** AIM **
Look through the data and write out every line with the word "chart" in it.
==== INFORMATION SUPPLIED ====
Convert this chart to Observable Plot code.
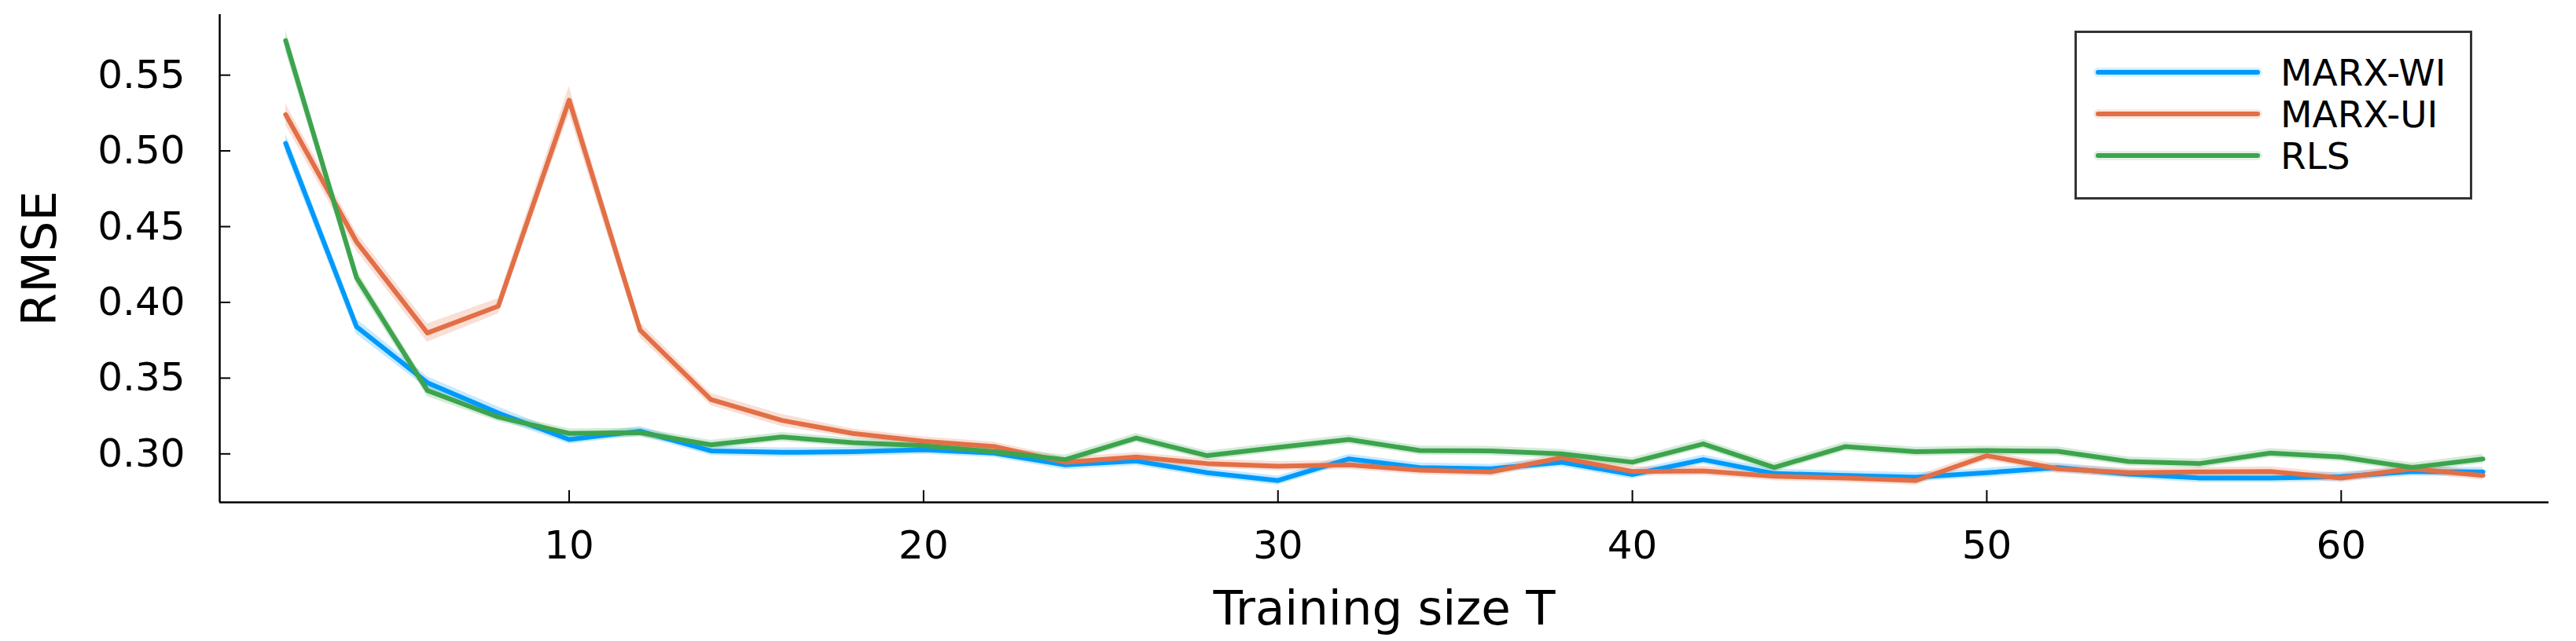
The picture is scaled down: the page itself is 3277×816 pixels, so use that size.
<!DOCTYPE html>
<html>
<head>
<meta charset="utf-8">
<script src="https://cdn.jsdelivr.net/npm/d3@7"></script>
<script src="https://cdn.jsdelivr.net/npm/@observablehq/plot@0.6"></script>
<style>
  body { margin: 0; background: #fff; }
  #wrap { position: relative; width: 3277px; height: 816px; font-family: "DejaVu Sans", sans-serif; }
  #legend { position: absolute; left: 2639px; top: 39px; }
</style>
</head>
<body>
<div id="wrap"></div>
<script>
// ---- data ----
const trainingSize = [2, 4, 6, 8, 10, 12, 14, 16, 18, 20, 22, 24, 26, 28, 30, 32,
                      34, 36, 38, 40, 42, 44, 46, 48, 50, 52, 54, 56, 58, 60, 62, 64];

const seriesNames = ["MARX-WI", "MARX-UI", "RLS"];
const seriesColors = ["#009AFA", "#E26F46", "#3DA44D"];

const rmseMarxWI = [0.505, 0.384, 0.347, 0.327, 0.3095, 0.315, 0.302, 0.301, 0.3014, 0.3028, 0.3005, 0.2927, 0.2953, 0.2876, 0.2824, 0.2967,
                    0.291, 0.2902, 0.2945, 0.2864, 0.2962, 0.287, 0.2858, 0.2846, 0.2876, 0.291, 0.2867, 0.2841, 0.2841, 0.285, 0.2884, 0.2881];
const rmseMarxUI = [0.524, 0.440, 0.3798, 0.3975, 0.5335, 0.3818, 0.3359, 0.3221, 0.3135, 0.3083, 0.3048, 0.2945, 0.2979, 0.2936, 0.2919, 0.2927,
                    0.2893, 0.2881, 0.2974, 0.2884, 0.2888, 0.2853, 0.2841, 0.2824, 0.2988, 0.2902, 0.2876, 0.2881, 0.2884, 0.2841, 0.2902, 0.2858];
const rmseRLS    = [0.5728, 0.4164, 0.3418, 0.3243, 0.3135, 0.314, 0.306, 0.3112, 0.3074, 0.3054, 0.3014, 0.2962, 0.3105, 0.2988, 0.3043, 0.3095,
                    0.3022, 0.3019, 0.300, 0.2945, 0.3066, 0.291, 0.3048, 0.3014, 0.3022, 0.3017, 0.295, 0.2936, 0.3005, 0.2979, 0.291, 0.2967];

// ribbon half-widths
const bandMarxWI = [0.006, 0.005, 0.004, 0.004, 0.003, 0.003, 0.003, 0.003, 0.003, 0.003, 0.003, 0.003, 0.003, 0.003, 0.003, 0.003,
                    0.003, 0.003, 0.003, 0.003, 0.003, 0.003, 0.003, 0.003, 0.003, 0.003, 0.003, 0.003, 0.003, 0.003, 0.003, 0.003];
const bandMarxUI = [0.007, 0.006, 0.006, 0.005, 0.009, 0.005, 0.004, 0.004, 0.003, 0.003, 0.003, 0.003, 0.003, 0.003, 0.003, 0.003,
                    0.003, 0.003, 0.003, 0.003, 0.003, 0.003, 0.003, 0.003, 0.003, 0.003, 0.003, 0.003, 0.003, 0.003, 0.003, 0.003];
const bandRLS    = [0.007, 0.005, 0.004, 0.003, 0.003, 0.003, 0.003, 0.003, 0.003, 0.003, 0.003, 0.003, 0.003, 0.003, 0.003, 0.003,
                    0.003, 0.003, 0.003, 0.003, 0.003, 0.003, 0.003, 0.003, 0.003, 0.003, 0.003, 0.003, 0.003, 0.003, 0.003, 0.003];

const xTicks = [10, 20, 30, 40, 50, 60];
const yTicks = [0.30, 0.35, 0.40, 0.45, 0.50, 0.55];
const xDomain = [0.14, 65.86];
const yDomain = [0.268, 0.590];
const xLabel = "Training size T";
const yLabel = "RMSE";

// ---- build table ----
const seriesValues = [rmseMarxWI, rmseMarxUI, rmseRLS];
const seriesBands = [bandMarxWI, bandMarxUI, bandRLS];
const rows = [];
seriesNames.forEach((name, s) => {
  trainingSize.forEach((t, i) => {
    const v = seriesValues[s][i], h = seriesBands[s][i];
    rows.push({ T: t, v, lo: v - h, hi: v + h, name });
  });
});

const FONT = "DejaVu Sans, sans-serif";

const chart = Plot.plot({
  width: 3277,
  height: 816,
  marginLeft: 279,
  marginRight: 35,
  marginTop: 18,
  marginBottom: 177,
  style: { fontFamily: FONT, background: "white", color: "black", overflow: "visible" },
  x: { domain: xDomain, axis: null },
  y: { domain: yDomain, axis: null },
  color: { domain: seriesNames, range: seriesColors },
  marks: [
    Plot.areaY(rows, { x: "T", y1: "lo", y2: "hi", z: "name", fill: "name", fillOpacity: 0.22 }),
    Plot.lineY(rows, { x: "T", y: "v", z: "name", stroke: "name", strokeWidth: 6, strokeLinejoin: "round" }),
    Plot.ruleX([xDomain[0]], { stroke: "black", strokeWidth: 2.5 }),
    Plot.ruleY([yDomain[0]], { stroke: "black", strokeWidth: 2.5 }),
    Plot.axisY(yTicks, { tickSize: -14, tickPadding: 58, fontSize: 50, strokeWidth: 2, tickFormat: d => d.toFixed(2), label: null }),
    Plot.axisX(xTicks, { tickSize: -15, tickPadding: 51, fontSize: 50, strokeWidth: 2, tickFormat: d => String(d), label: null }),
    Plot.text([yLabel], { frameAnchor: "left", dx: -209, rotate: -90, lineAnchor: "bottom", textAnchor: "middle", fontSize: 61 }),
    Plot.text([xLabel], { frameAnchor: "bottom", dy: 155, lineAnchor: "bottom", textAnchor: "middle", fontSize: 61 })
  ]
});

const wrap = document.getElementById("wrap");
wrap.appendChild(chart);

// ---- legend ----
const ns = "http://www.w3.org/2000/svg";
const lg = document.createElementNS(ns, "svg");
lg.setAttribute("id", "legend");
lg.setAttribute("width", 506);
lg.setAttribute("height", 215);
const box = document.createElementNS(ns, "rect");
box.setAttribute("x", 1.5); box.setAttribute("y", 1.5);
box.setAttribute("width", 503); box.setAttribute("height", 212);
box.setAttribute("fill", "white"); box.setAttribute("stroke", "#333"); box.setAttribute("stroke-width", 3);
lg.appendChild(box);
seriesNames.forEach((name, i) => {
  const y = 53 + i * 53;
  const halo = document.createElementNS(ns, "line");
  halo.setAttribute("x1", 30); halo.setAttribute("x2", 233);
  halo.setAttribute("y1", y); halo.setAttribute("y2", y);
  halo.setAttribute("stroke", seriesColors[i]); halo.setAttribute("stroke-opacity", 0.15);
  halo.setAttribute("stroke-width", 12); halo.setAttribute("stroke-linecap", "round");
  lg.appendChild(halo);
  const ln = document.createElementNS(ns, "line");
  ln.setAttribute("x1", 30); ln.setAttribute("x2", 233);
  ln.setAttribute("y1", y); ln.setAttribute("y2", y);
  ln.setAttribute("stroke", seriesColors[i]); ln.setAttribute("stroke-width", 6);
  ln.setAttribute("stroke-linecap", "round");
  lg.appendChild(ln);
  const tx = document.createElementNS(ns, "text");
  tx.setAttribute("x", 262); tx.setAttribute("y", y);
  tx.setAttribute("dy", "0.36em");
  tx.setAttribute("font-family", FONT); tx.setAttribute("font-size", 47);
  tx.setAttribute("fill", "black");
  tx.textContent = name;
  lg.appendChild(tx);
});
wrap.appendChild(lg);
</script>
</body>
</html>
====
** TASK RESPONSE **
Convert this chart to Observable Plot code.
const chart = Plot.plot({
wrap.appendChild(chart);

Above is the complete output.